Dataset excerpt
— start —
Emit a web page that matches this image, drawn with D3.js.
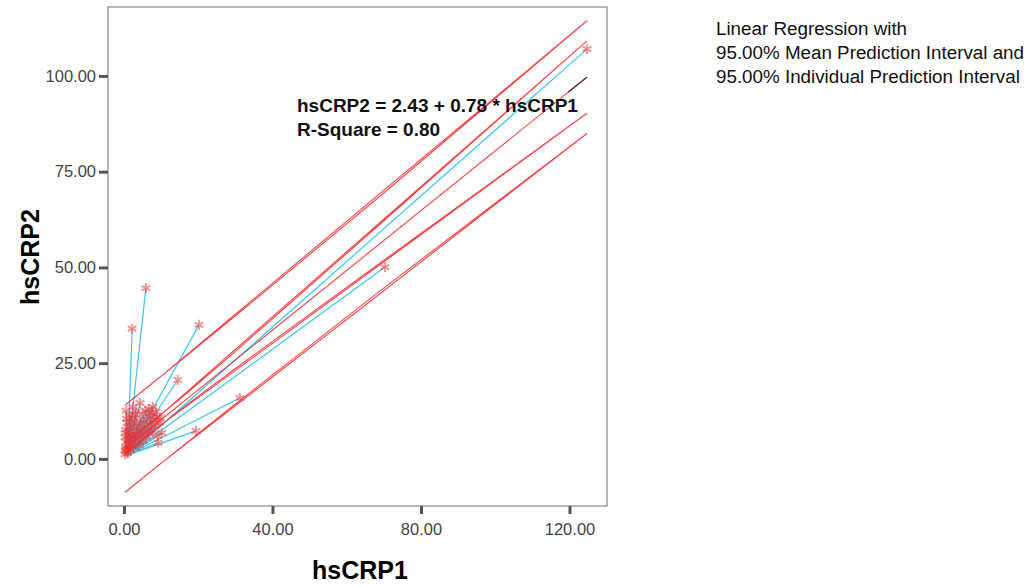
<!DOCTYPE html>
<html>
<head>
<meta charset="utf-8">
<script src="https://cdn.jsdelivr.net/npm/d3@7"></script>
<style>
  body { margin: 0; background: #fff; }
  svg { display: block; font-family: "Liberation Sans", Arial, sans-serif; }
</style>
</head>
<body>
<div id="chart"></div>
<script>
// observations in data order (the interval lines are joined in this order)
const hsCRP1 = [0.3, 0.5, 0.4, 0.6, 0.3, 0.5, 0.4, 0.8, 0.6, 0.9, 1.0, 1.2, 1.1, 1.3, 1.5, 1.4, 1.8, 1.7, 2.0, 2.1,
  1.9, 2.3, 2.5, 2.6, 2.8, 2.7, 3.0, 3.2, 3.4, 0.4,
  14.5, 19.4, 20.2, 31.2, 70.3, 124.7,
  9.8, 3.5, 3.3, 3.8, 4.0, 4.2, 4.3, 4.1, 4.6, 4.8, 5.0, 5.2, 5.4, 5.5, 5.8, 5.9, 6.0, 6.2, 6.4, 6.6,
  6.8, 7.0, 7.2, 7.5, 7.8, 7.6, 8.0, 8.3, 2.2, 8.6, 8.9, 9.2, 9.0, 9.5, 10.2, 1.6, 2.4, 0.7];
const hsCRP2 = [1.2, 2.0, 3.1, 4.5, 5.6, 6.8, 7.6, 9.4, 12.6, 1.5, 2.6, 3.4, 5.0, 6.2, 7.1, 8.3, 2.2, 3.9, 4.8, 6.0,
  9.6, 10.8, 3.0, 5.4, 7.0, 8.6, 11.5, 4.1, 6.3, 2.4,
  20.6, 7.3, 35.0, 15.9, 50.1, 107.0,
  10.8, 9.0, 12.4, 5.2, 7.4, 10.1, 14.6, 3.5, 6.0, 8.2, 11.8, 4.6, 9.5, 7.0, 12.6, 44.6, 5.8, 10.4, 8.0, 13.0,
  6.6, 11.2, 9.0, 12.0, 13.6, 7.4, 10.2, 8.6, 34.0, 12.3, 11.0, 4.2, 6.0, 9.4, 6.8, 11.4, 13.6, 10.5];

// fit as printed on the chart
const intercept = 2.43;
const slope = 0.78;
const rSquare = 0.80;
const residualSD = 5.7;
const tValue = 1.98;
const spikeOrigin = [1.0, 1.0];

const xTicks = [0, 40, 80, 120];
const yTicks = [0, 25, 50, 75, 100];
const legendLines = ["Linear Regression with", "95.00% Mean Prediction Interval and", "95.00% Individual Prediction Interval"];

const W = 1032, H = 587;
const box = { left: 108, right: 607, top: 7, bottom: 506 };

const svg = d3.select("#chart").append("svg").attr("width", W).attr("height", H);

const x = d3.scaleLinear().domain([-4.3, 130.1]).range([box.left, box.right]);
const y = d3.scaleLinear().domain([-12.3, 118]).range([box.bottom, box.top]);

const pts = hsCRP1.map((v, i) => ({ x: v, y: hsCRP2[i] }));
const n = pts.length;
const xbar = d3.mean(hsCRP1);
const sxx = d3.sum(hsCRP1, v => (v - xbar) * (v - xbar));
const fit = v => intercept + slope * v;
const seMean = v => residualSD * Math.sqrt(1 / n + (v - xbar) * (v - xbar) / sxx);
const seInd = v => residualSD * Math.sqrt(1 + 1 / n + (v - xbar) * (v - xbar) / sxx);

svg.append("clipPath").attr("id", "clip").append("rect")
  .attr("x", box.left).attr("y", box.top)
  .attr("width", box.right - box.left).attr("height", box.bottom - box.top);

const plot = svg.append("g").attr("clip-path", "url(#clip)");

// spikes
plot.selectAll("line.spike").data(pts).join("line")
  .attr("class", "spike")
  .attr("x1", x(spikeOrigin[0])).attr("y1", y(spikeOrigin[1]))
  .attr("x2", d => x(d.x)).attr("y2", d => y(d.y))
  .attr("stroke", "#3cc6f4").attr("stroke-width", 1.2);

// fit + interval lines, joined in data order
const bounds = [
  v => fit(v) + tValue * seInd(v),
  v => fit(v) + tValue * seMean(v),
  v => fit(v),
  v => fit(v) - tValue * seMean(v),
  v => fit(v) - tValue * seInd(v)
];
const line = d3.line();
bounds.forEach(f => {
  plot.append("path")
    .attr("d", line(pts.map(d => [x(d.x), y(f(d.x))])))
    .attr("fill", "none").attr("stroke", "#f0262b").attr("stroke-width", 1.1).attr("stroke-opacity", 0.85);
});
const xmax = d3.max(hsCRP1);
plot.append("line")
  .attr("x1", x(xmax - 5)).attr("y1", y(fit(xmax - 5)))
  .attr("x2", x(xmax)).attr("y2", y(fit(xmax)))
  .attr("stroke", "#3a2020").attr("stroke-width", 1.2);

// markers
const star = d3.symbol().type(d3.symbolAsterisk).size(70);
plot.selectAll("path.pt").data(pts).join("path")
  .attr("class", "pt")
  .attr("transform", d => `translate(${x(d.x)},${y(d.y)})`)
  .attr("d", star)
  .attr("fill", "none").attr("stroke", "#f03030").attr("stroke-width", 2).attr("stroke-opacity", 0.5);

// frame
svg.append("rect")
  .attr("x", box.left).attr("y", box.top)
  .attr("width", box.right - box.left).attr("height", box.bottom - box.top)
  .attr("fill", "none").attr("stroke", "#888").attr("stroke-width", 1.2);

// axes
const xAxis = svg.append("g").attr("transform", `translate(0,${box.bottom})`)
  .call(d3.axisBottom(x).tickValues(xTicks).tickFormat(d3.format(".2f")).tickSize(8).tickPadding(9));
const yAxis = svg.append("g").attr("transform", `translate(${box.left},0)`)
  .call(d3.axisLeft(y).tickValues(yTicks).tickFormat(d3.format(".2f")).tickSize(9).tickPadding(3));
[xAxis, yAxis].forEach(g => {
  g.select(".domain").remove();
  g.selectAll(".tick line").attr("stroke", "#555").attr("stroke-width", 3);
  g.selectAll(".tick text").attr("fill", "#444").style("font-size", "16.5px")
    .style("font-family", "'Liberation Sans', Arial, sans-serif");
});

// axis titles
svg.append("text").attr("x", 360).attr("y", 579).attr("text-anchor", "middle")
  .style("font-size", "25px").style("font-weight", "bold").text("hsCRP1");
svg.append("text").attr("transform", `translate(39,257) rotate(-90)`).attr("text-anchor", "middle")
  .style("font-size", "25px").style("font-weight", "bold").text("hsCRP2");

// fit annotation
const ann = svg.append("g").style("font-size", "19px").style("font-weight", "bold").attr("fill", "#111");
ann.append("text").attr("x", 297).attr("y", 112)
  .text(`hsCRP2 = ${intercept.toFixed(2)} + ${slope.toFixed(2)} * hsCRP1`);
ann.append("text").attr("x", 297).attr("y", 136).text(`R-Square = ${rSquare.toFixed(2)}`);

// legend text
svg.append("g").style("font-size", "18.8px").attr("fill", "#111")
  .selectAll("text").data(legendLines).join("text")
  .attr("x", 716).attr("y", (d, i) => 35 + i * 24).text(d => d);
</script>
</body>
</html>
— end —
— start —
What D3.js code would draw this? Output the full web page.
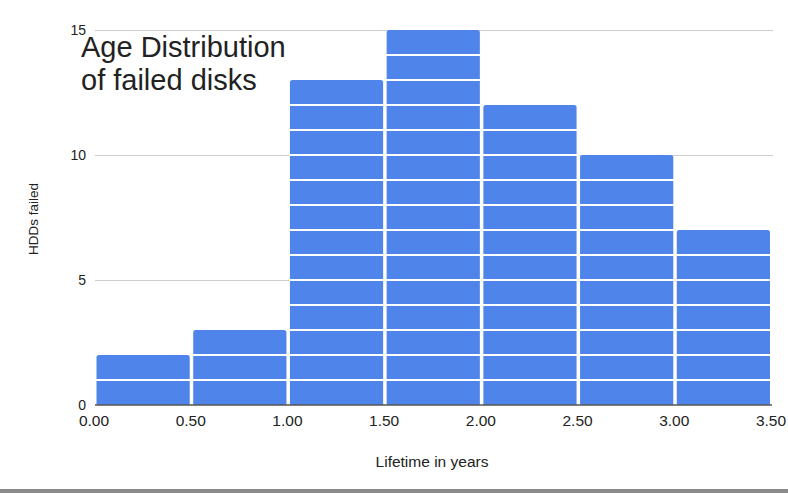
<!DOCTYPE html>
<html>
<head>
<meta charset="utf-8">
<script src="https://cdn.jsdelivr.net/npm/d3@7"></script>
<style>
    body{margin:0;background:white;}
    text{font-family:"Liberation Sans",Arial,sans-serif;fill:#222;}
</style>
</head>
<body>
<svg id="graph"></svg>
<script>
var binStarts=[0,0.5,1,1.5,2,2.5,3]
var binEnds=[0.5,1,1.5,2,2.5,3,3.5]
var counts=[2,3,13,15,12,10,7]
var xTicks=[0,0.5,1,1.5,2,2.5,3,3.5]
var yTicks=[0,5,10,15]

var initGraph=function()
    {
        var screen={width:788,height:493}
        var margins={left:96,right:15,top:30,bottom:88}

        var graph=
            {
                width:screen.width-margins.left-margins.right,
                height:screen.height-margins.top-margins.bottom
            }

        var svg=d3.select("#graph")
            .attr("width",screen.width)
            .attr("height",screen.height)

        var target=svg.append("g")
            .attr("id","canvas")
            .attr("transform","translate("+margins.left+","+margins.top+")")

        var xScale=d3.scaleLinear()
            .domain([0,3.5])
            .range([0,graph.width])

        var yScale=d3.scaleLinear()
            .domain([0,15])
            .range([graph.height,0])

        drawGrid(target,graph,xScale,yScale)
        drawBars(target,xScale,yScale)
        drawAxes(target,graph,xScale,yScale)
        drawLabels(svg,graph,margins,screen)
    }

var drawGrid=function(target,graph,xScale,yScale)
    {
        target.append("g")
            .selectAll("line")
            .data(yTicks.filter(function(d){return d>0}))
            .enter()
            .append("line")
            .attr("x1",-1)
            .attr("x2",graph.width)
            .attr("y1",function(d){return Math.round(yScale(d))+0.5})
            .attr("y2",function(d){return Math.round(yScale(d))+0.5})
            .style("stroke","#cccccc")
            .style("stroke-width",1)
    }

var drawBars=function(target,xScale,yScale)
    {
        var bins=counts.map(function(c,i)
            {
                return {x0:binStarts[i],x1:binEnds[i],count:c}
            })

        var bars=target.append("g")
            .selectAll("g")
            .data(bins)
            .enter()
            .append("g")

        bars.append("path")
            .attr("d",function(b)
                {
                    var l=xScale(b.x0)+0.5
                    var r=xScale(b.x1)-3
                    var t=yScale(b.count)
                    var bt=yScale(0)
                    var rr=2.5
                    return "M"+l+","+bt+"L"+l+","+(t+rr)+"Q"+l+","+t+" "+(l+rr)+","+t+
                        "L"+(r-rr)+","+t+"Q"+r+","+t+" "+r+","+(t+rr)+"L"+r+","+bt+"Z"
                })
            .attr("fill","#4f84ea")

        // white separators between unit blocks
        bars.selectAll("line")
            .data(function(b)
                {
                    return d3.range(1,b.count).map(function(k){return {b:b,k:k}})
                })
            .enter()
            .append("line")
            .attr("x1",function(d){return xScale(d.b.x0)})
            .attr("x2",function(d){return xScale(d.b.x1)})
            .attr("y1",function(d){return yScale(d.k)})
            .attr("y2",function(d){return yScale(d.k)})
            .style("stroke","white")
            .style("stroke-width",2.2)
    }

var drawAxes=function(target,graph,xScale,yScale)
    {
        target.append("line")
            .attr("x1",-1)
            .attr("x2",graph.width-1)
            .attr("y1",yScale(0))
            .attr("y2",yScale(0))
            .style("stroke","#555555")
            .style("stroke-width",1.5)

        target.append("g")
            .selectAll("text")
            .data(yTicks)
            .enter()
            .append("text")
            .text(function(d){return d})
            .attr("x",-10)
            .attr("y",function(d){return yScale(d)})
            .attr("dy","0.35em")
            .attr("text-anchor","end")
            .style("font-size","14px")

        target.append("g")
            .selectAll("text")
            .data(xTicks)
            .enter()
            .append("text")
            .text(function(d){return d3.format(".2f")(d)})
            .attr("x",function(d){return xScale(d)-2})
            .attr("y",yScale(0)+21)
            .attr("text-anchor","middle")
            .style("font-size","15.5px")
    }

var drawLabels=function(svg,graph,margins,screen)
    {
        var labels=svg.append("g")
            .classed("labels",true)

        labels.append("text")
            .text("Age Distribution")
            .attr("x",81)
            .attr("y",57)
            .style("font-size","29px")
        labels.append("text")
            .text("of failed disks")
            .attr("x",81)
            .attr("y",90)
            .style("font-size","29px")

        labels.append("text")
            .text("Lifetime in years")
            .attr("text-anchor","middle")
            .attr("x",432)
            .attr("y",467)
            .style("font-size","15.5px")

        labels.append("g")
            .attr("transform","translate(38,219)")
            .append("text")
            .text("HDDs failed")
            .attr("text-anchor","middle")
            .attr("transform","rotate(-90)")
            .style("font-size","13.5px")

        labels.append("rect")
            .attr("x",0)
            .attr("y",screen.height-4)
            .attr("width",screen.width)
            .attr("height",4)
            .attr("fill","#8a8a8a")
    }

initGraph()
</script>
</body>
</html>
— end —
— start —
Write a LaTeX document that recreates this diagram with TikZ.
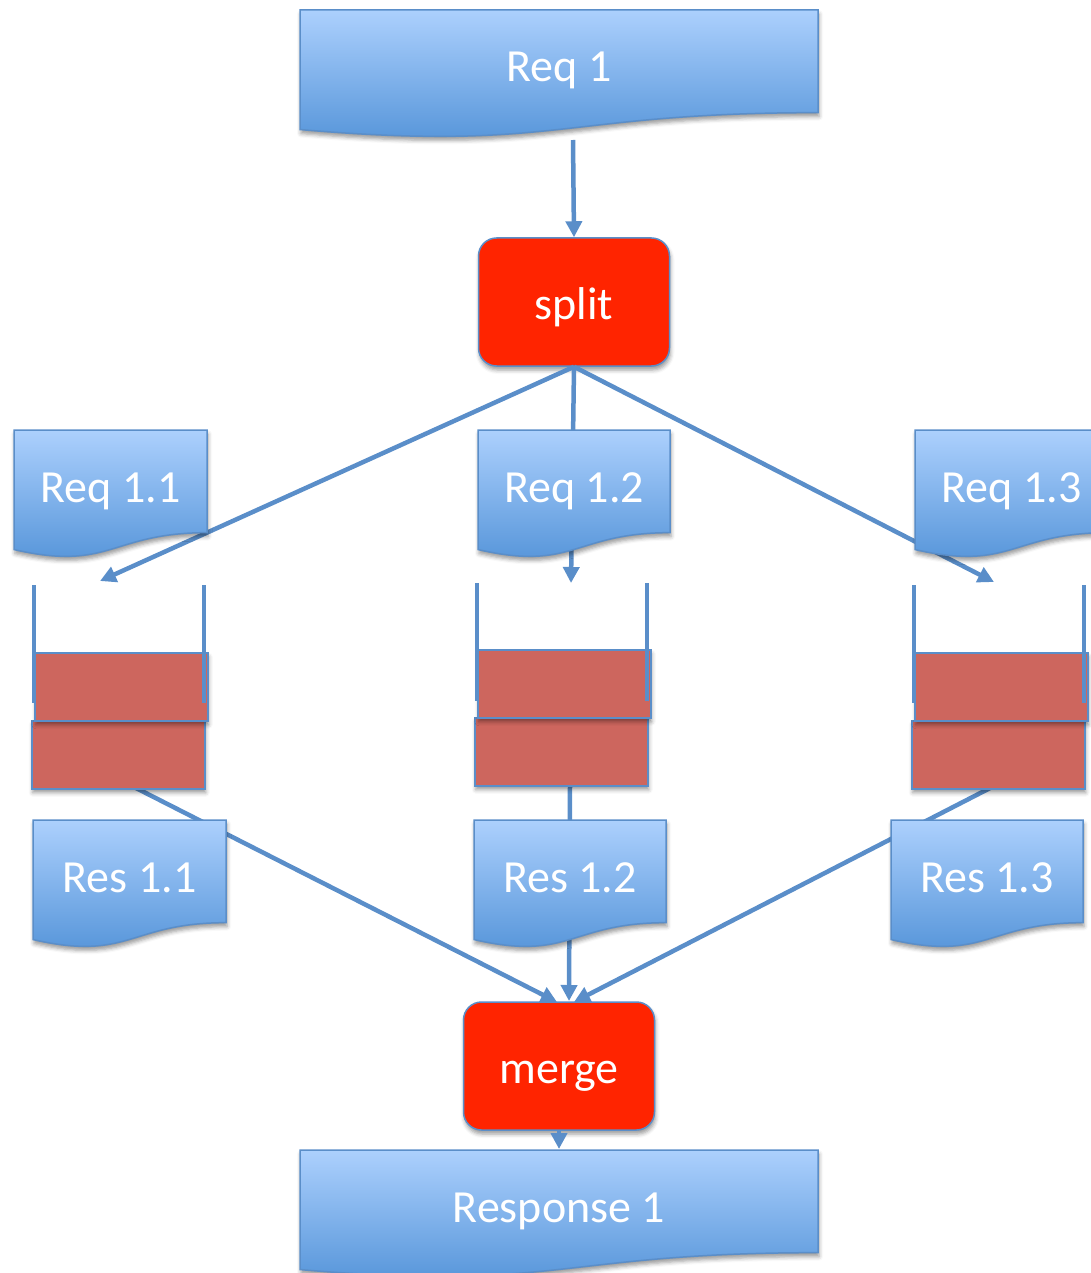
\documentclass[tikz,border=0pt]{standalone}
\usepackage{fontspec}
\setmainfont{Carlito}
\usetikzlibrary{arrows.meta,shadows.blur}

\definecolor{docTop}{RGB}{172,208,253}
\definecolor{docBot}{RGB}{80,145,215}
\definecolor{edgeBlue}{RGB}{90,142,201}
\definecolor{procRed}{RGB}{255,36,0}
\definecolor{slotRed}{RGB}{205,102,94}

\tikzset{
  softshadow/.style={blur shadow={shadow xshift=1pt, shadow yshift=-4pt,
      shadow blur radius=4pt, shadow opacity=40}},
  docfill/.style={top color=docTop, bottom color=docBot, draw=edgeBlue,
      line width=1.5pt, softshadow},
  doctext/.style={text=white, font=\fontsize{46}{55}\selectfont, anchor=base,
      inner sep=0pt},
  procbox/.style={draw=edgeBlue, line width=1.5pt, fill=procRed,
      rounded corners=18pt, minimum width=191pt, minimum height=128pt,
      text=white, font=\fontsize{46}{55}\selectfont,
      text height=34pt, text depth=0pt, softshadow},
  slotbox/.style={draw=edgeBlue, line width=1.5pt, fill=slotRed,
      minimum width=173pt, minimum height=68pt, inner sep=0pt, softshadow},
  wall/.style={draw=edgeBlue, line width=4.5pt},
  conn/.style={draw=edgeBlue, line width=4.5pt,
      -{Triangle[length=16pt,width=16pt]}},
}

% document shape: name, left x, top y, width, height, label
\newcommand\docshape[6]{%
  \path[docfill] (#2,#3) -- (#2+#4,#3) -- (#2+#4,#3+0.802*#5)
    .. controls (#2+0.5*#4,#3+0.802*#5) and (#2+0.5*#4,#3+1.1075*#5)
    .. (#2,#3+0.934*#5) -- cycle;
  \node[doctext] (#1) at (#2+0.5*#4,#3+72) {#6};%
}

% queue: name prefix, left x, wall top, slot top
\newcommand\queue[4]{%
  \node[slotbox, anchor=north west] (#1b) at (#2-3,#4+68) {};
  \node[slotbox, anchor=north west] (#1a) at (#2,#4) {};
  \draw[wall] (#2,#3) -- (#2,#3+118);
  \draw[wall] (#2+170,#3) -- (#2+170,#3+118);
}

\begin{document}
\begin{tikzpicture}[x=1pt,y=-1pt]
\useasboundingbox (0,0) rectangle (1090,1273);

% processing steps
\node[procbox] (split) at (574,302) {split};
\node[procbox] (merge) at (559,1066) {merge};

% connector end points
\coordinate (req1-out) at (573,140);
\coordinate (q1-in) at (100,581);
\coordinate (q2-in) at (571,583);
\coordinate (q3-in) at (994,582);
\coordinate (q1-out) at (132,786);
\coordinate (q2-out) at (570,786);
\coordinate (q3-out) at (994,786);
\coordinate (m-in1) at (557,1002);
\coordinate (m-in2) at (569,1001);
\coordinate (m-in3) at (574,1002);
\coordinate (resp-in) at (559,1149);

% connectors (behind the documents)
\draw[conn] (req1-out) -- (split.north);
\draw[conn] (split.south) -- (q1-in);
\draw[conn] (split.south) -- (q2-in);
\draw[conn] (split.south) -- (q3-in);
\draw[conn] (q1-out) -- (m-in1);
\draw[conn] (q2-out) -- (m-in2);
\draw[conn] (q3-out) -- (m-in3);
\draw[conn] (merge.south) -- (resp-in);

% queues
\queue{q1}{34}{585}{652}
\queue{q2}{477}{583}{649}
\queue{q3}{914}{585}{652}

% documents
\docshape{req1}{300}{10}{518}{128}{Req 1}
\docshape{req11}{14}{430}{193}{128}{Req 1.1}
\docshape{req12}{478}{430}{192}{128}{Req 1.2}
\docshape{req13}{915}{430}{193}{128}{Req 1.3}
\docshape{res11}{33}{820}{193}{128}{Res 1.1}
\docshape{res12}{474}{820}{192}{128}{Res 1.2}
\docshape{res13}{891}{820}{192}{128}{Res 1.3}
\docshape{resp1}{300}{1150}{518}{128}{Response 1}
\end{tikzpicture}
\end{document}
— end —
(Task goal): Copy out every line of the data that includes the word "page".

(Task answer):
Emit a web page that matches this image, drawn with D3.js.
What D3.js code would draw this? Output the full web page.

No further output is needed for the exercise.